Optimal investment in battery energy storage systems, taking into account degradation, sizing and control, is crucial for the deployment of battery storage, of which providing frequency control is one of the major applications. In this paper, we present a holistic, data-driven framework to determine the optimal investment, size and controller of a battery storage system providing frequency control. We optimised the controller towards minimum degradation and electricity costs over its lifetime, while ensuring the delivery of frequency control services compliant with regulatory requirements. We adopted a detailed battery model, considering the dynamics and degradation when exposed to actual frequency data. Further, we used a stochastic optimisation objective while constraining the probability on unavailability to deliver the frequency control service. Through a thorough analysis, we were able to decrease the amount of data needed and thereby decrease the execution time while keeping the approximation error within limits.

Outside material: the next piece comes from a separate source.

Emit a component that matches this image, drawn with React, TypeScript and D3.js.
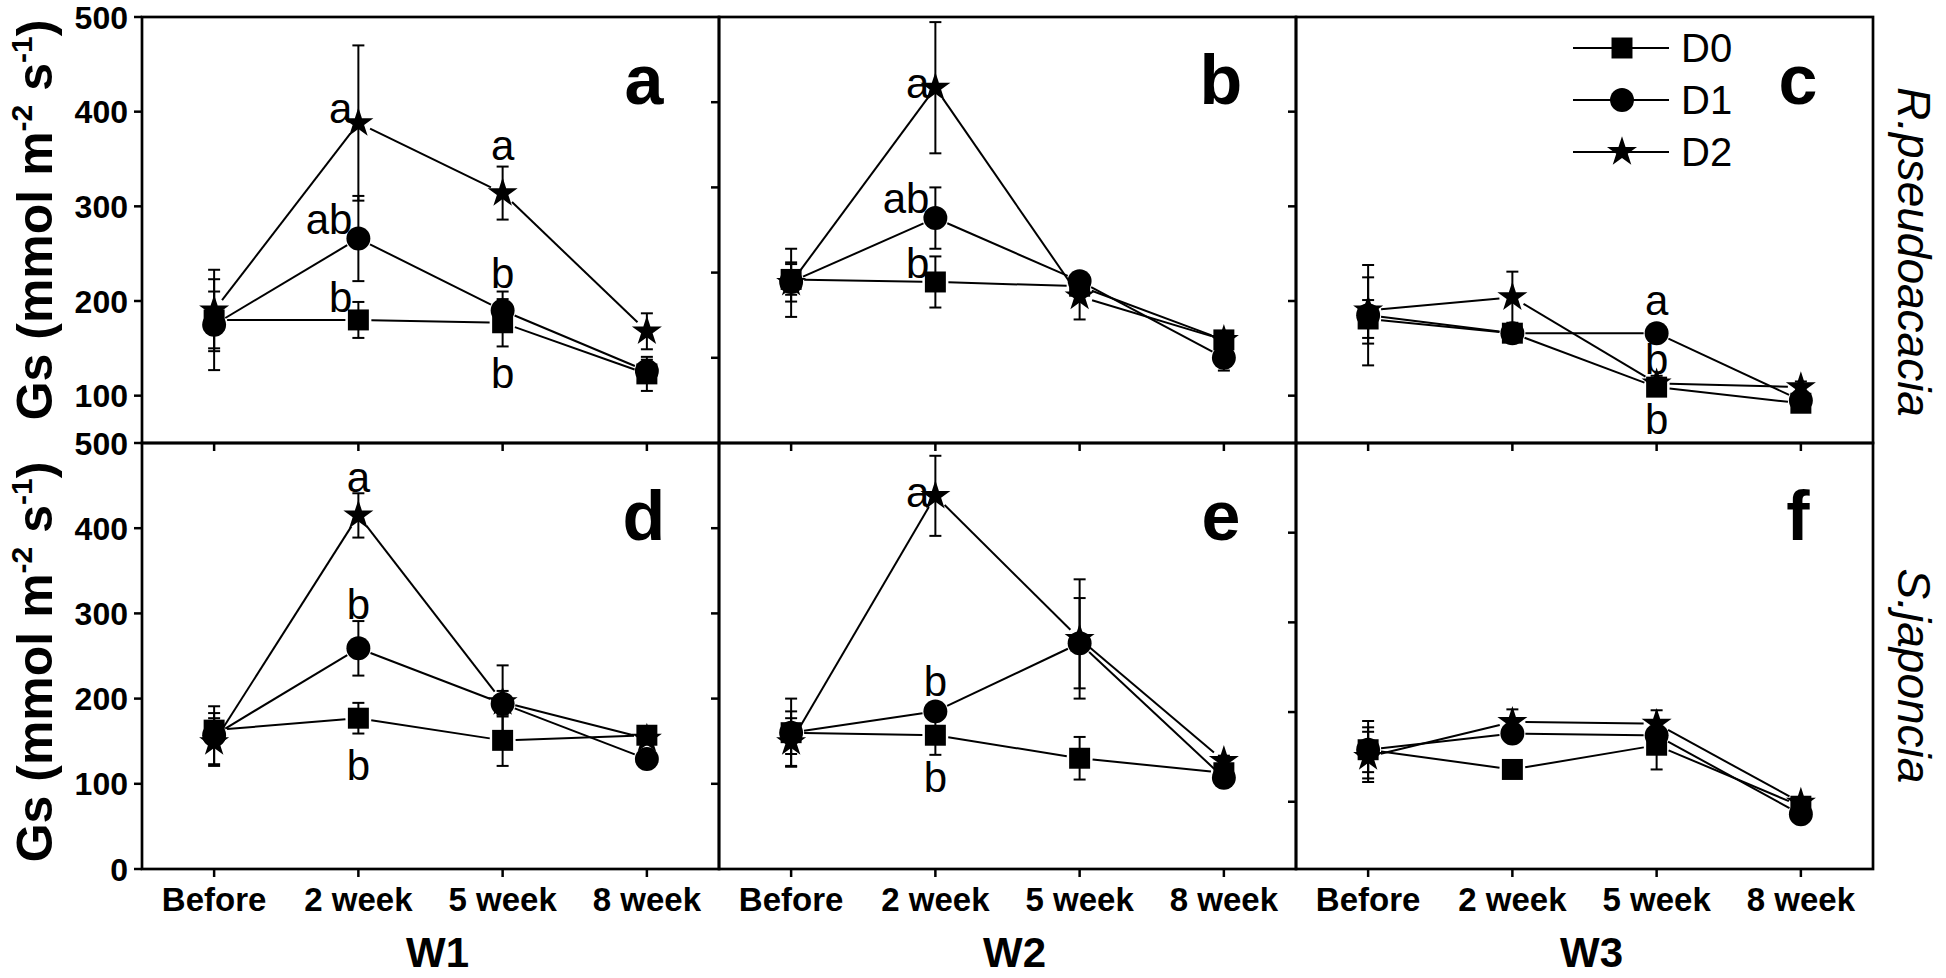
import React from "react";
import * as d3 from "d3";

// ---------- data ----------
const categories = ["Before", "2 week", "5 week", "8 week"];
const seriesNames = ["D0", "D1", "D2"];
const panelIds = ["a", "b", "c", "d", "e", "f"];
const groupLabels = ["W1", "W2", "W3"];
const speciesLabels = ["R.pseudoacacia", "S.japoncia"];

// each panel has its own y range (ticks only labelled on the left column)
const yDomains = [
  [50, 500],
  [0, 500],
  [50, 500],
  [0, 500],
  [0, 500],
  [25, 500],
];
const yTicksTopLabelled = [100, 200, 300, 400, 500];
const yTicksBottomLabelled = [0, 100, 200, 300, 400, 500];
const yTicksPlain = [100, 200, 300, 400];

// means [D0, D1, D2] x categories
const meanA = [[180, 180, 177, 123], [175, 266, 190, 126], [190, 388, 314, 168]];
const errA = [[30, 19, 25, 18], [48, 45, 20, 12], [43, 82, 28, 19]];
const meanB = [[192, 189, 184, 121], [189, 264, 190, 100], [188, 417, 172, 121]];
const errB = [[18, 30, 10, 10], [23, 36, 10, 15], [40, 77, 27, 8]];
const meanC = [[181, 166, 109, 92], [185, 166, 166, 95], [190, 204, 113, 109]];
const errC = [[20, 8, 8, 6], [53, 8, 8, 6], [35, 27, 8, 6]];
const meanD = [[163, 177, 151, 157], [157, 259, 194, 129], [149, 415, 196, 153]];
const errD = [[20, 18, 30, 8], [34, 32, 15, 6], [28, 26, 43, 6]];
const meanE = [[160, 157, 130, 113], [160, 185, 265, 107], [149, 438, 270, 127]];
const errE = [[25, 23, 25, 6], [40, 10, 53, 6], [28, 47, 70, 6]];
const meanF = [[158, 136, 163, 95], [158, 176, 174, 86], [150, 189, 187, 99]];
const errF = [[25, 6, 27, 6], [32, 6, 8, 6], [28, 14, 15, 6]];

const means = [meanA, meanB, meanC, meanD, meanE, meanF];
const errs = [errA, errB, errC, errD, errE, errF];

// significance letters: [category index, text, value, side]
const lettersA = [[1, "a", 388, "left"], [1, "ab", 271, "left"], [1, "b", 188, "left"], [2, "a", 349, "center"], [2, "b", 214, "center"], [2, "b", 108, "center"]];
const lettersB = [[1, "a", 405, "left"], [1, "ab", 270, "left"], [1, "b", 194, "left"]];
const lettersC = [[2, "a", 185, "center"], [2, "b", 123, "center"], [2, "b", 60, "center"]];
const lettersD = [[1, "a", 443, "center"], [1, "b", 294, "center"], [1, "b", 104, "center"]];
const lettersE = [[1, "a", 425, "left"], [1, "b", 203, "center"], [1, "b", 90, "center"]];
const lettersF: any[] = [];
const letters = [lettersA, lettersB, lettersC, lettersD, lettersE, lettersF];

// ---------- layout ----------
const W = 1946;
const H = 978;
const PANEL_LEFTS = [142, 719, 1296];
const PANEL_W = 577;
const ROW_TOPS = [17, 443];
const ROW_H = 426;
const FONT = "'Liberation Sans', Arial, Helvetica, sans-serif";

const symbolTypes = [d3.symbolSquare, d3.symbolCircle, d3.symbolStar];
const symbolSizes = [440, 450, 280];

function markerPath(k: number) {
  return d3.symbol().type(symbolTypes[k]).size(symbolSizes[k])() as string;
}

function shorten(x1: number, y1: number, x2: number, y2: number, g: number) {
  const dx = x2 - x1;
  const dy = y2 - y1;
  const L = Math.hypot(dx, dy);
  if (L <= 2 * g) return null;
  const ux = dx / L;
  const uy = dy / L;
  return [x1 + ux * g, y1 + uy * g, x2 - ux * g, y2 - uy * g];
}

function Panel({ idx }: { idx: number }) {
  const row = Math.floor(idx / 3);
  const col = idx % 3;
  const left = PANEL_LEFTS[col];
  const top = ROW_TOPS[row];
  const bottom = top + ROW_H;
  const right = left + PANEL_W;
  const x = d3.scalePoint<string>().domain(categories).range([left, right]).padding(0.5);
  const y = d3.scaleLinear().domain(yDomains[idx]).range([bottom, top]);
  const m = means[idx];
  const e = errs[idx];
  const labelled = col === 0;
  const ticks = labelled ? (row === 0 ? yTicksTopLabelled : yTicksBottomLabelled) : yTicksPlain;

  const lines: JSX.Element[] = [];
  const bars: JSX.Element[] = [];
  const marks: JSX.Element[] = [];
  m.forEach((vals, s) => {
    for (let i = 0; i < vals.length - 1; i++) {
      const sg = shorten(x(categories[i])!, y(vals[i]), x(categories[i + 1])!, y(vals[i + 1]), 13);
      if (sg)
        lines.push(
          <line key={`l${s}-${i}`} x1={sg[0]} y1={sg[1]} x2={sg[2]} y2={sg[3]} stroke="#000" strokeWidth={2} />
        );
    }
    vals.forEach((v, i) => {
      const cx = x(categories[i])!;
      const lo = y(v - e[s][i]);
      const hi = y(v + e[s][i]);
      bars.push(
        <g key={`e${s}-${i}`} stroke="#000" strokeWidth={2}>
          <line x1={cx} x2={cx} y1={lo} y2={hi} />
          <line x1={cx - 6} x2={cx + 6} y1={lo} y2={lo} />
          <line x1={cx - 6} x2={cx + 6} y1={hi} y2={hi} />
        </g>
      );
      marks.push(
        <path key={`m${s}-${i}`} d={markerPath(s)} transform={`translate(${cx},${y(v)})`} fill="#000" />
      );
    });
  });

  return (
    <g>
      {/* frame */}
      <rect x={left} y={top} width={PANEL_W} height={ROW_H} fill="none" stroke="#000" strokeWidth={2.7} />
      {/* y ticks */}
      {ticks.map((t) => (
        <line key={`yt${t}`} x1={left - 8} x2={left} y1={y(t)} y2={y(t)} stroke="#000" strokeWidth={2.5} />
      ))}
      {labelled &&
        ticks.map((t) => (
          <text
            key={`ytl${t}`}
            x={left - 14}
            y={y(t)}
            dy="0.36em"
            textAnchor="end"
            fontFamily={FONT}
            fontWeight="bold"
            fontSize={32}
          >
            {t}
          </text>
        ))}
      {/* x ticks */}
      {categories.map((c) => (
        <line key={`xt${c}`} x1={x(c)} x2={x(c)} y1={bottom} y2={bottom + 8} stroke="#000" strokeWidth={2.5} />
      ))}
      {row === 1 &&
        categories.map((c) => (
          <text key={`xtl${c}`} x={x(c)} y={911} textAnchor="middle" fontFamily={FONT} fontWeight="bold" fontSize={33}>
            {c}
          </text>
        ))}
      {lines}
      {bars}
      {marks}
      {letters[idx].map((L: any, k: number) => {
        const cx = x(categories[L[0]])!;
        const isLeft = L[3] === "left";
        return (
          <text
            key={`lt${k}`}
            x={isLeft ? cx - 6 : cx}
            y={y(L[2])}
            textAnchor={isLeft ? "end" : "middle"}
            fontFamily={FONT}
            fontSize={42}
          >
            {L[1]}
          </text>
        );
      })}
      <text
        x={right - 75}
        y={top + (row === 0 ? 87 : 97)}
        textAnchor="middle"
        fontFamily={FONT}
        fontWeight="bold"
        fontSize={70}
      >
        {panelIds[idx]}
      </text>
    </g>
  );
}

function Legend() {
  const x0 = 1573;
  const x1 = 1669;
  const xm = 1622;
  const rowsY = [48, 100, 152];
  return (
    <g>
      {seriesNames.map((n, k) => (
        <g key={n}>
          <line x1={x0} x2={x1} y1={rowsY[k]} y2={rowsY[k]} stroke="#000" strokeWidth={2} />
          <path d={markerPath(k)} transform={`translate(${xm},${rowsY[k]})`} fill="#000" />
          <text x={1681} y={rowsY[k] + 14} fontFamily={FONT} fontSize={40}>
            {n}
          </text>
        </g>
      ))}
    </g>
  );
}

function YLabel({ cy }: { cy: number }) {
  return (
    <text
      transform={`translate(52,${cy}) rotate(-90)`}
      textAnchor="middle"
      fontFamily={FONT}
      fontWeight="bold"
      fontSize={50}
    >
      Gs (mmol m
      <tspan dy={-20} fontSize={30}>
        -2
      </tspan>
      <tspan dy={20}> s</tspan>
      <tspan dy={-20} fontSize={30}>
        -1
      </tspan>
      <tspan dy={20}>)</tspan>
    </text>
  );
}

export default function App() {
  return (
    <svg
      width={W}
      height={H}
      viewBox={`0 0 ${W} ${H}`}
      style={{ position: "absolute", left: 0, top: 0, background: "#fff" }}
    >
      <rect x={0} y={0} width={W} height={H} fill="#fff" />
      {panelIds.map((p, i) => (
        <Panel key={p} idx={i} />
      ))}
      <Legend />
      <YLabel cy={220} />
      <YLabel cy={662} />
      {groupLabels.map((g, k) => (
        <text
          key={g}
          x={PANEL_LEFTS[k] + PANEL_W / 2 + 7}
          y={967}
          textAnchor="middle"
          fontFamily={FONT}
          fontWeight="bold"
          fontSize={42}
        >
          {g}
        </text>
      ))}
      {speciesLabels.map((s, k) => (
        <text
          key={s}
          transform={`translate(1898,${k === 0 ? 252 : 676}) rotate(90)`}
          textAnchor="middle"
          fontFamily={FONT}
          fontStyle="italic"
          fontSize={46}
        >
          {s}
        </text>
      ))}
    </svg>
  );
}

Using the proposed framework, we performed a techno-economic analysis of a battery providing 1 MW capacity in the German primary frequency control market. Results showed that a battery rated at 1.6 MW, 1.6 MWh has the highest net present value, yet this configuration is only profitable if costs are low enough or in case future frequency control prices do not decline too much. It transpires that calendar ageing drives battery degradation, whereas cycle ageing has less impact.